Joakim Drescher is a new face with a familiar name on the artist book and comics scene. Son of Henrik Drescher, Joakim is carving a place for himself in the image world. His books run the gamut from a classic comic approach to the more eclectic. But all have an edge that mixes surreal storytelling and graphics. I recommend his most recent Motel Universe, described as such: “A fugitive Race! Meet the Skins, hunted and poached for their precious hides by the rich and famous. Watch them run for their lives pursued by the ghost of Caligula and his goons on a jungle planet.” But I am most keen on The Idea, which I’ve excerpted below and asked Joakim to briefly discuss.
What triggered the idea?
Mmm … well, I’m a fan of this English writer named Magnus Mills who writes about ordinary people and working men trapped in absurd and dull social power structures … (he’s a must read) … so somehow I guess I borrowed some of the mood of the book from him. Not really sure why i made it—it was a quick one, done in a week and forgotten in a drawer for two years.
My dad’s [Henrik Drescher] a children’s book author/artist book maker and has been creating beautiful hand-bound sketchbooks since he was very young. He uses them as file cabinets/time capsules for his work. I don’t really make sketchbooks, but am drawn to the completion/tidiness of putting different worlds into their different boxes.
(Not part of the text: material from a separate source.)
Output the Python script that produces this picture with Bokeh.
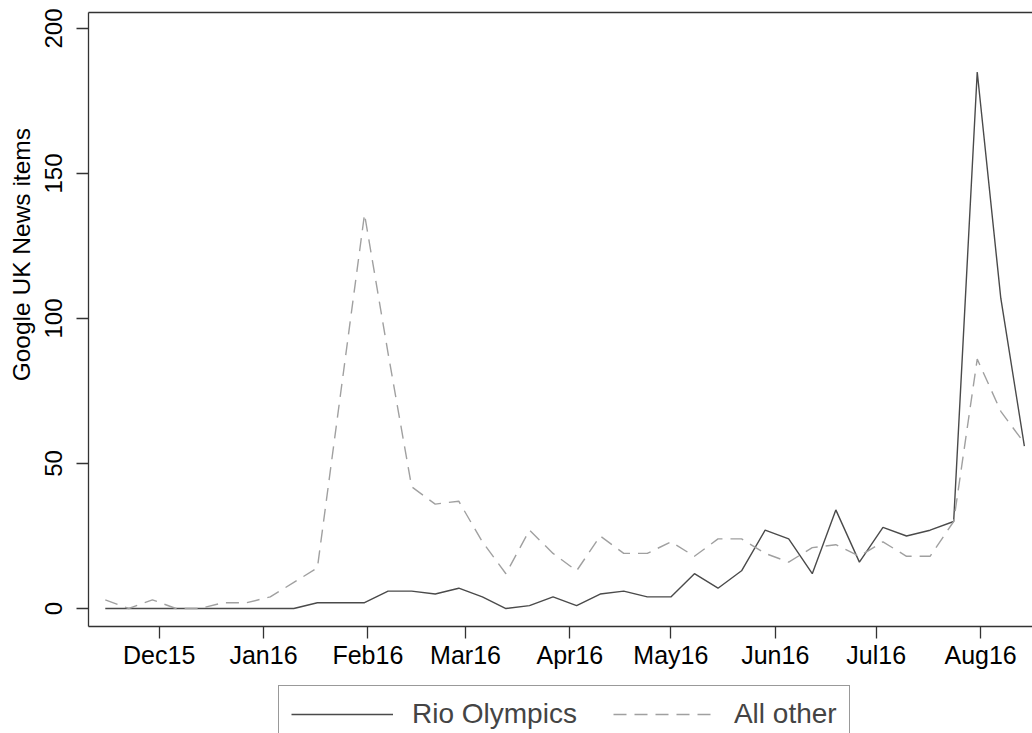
import math
from datetime import datetime
import pandas as pd
from bokeh.plotting import figure
from bokeh.models import (ColumnDataSource, Range1d, FixedTicker, DatetimeTickFormatter,
                          Legend, LegendItem, Label, LinearAxis)
from bokeh.embed import file_html
from bokeh.resources import INLINE

# ---- data (weekly counts) ----
week_start = "2015-11-15"
n_weeks = 40
rio_olympics = [0, 0, 0, 0, 0, 0, 0, 0, 0, 2, 2, 2, 6, 6, 5, 7, 4, 0, 1, 4,
                1, 5, 6, 4, 4, 12, 7, 13, 27, 24, 12, 34, 16, 28, 25, 27, 30, 185, 107, 56]
all_other = [3, 0, 3, 0, 0, 2, 2, 4, 9, 14, 75, 136, 88, 42, 36, 37, 23, 12, 27, 19,
             13, 25, 19, 19, 23, 18, 24, 24, 19, 16, 21, 22, 18, 23, 18, 18, 30, 86, 68, 57]
month_ticks = ["2015-12-01", "2016-01-01", "2016-02-01", "2016-03-01", "2016-04-01",
               "2016-05-01", "2016-06-01", "2016-07-01", "2016-08-01"]
y_ticks = [0, 50, 100, 150, 200]
series_names = ["Rio Olympics", "All other"]
y_title = "Google UK News items"

weeks = pd.date_range(week_start, periods=n_weeks, freq="7D")
src = ColumnDataSource(dict(week=weeks, rio=rio_olympics, other=all_other))

def ms(s):
    return pd.Timestamp(s).value / 1e6

FONT = "Liberation Sans"
AX = "#333333"

# plot region of the chart (axes box) in data units
x_lo, x_hi = ms("2015-11-10"), ms("2016-08-16 10:00")
y_lo, y_hi = -6.2, 205.5

p = figure(width=1032, height=733, x_axis_type="datetime",
           x_range=Range1d(ms("2015-10-14 21:00"), x_hi),
           y_range=Range1d(-43.1, 209.66),
           output_backend="svg", toolbar_location=None,
           min_border_left=0, min_border_right=0, min_border_top=0, min_border_bottom=0)
p.background_fill_color = "white"
p.border_fill_color = "white"
p.outline_line_color = None
p.grid.visible = False

p.xaxis.ticker = FixedTicker(ticks=[ms(t) for t in month_ticks])
p.xaxis.formatter = DatetimeTickFormatter(days="%b%y", months="%b%y", years="%b%y")
p.yaxis.ticker = FixedTicker(ticks=y_ticks)

for ax in (p.xaxis[0], p.yaxis[0]):
    ax.axis_line_color = AX
    ax.axis_line_width = 1.3
    ax.major_tick_line_color = AX
    ax.major_tick_line_width = 1.3
    ax.major_tick_out = 12
    ax.major_tick_in = 0
    ax.minor_tick_line_color = None
    ax.major_label_text_font = FONT
    ax.major_label_text_color = "black"
p.xaxis.fixed_location = y_lo
p.xaxis.bounds = (x_lo, x_hi)
p.yaxis.fixed_location = x_lo
p.yaxis.bounds = (y_lo, y_hi)
p.xaxis.major_label_text_font_size = "25px"
p.xaxis.major_label_standoff = 3
p.yaxis.major_label_text_font_size = "24px"
p.yaxis.major_label_orientation = "parallel"
p.yaxis.major_label_standoff = 14

# top border line of the axes box
top = LinearAxis(ticker=FixedTicker(ticks=[]), major_tick_out=0, major_tick_in=0,
                 minor_tick_out=0, minor_tick_in=0, major_label_standoff=0,
                 major_label_text_font_size="0px", axis_line_color=AX, axis_line_width=1.3,
                 fixed_location=y_hi, bounds=(x_lo, x_hi))
p.add_layout(top, "above")

r1 = p.line("week", "rio", source=src, line_color="#4a4a4a", line_width=1.4)
r2 = p.line("week", "other", source=src, line_color="#a0a0a0", line_width=1.4,
            line_dash="13 8")

# y-axis title
p.add_layout(Label(x=ms("2015-10-21 00:00"), y=122, text=y_title,
                   angle=math.pi / 2, text_align="center", text_baseline="middle",
                   text_font=FONT, text_font_size="24.5px", text_color="black"))

legend = Legend(items=[LegendItem(label=series_names[0], renderers=[r1]),
                       LegendItem(label=series_names[1], renderers=[r2])],
                orientation="horizontal", location=(278, -10),
                label_text_font=FONT, label_text_font_size="28px",
                glyph_width=102, glyph_height=20, label_standoff=19, spacing=36,
                padding=12, margin=0, border_line_color=AX, border_line_width=1.3,
                background_fill_color="white", background_fill_alpha=1.0)
p.add_layout(legend, "center")

open("out.html", "w").write(file_html(p, INLINE))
Also, growing up, both my mom and dad collected books, most notably I remember seeing RAW magazine at the age of 15 or so and being blown away (E-U-R-E-K-A!). Mark Beyer, Gary Panter, Jonathon Rosen, Tomi Ungerer’s ‘Fornicon’ and the Chicago imagists were some of my first inspirations.
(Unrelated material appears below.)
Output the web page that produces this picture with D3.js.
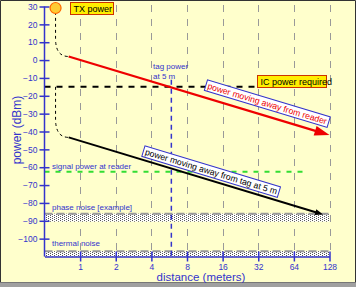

Hard to say, maybe [it’s] easier to see from the outside. A lot, I guess? My sister and brother are also working in this field and we are often told that there is a signature style, dad calls it “the family business” and that our stuff looks/feels similar.
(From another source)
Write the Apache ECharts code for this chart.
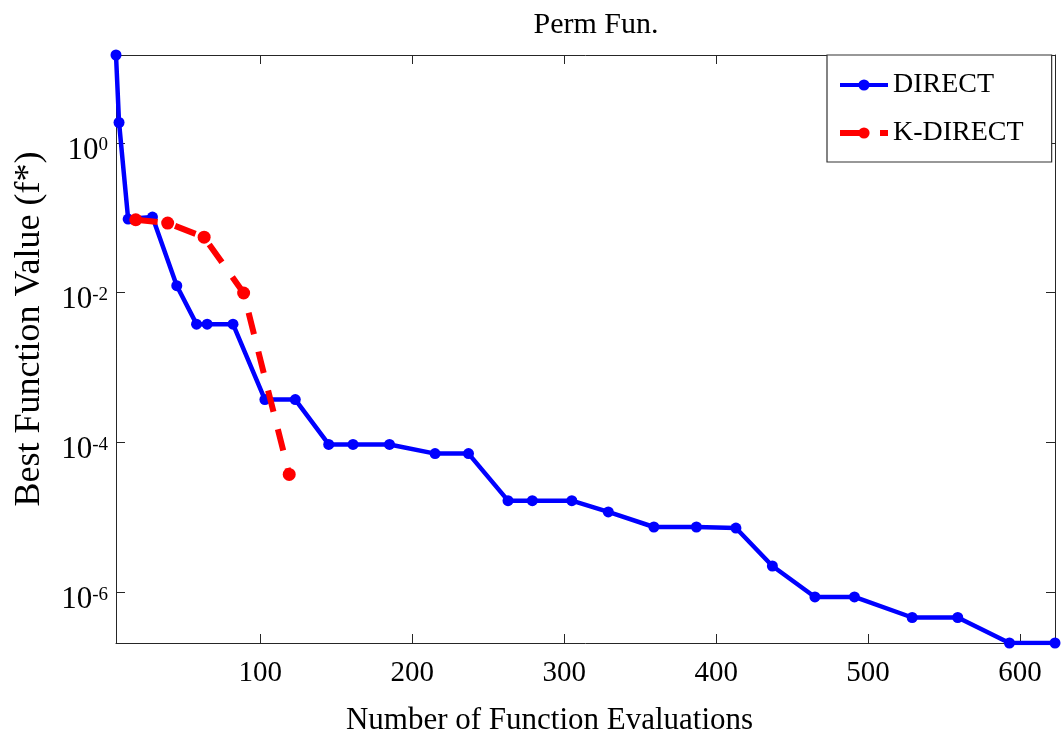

I try not to get hung up with style, [trying] to do each book in a slightly different way so as not to get too bored with myself. For the past couple years, I’ve been working on long books—100 or so page graphic novels, which is a lot of fun and keeps my head to the grindstone. When working on a book, I don’t really plan things out. I just start working directly on whatever it is, one chunk at a time, relaxed, no hurry. Three to four hours a day.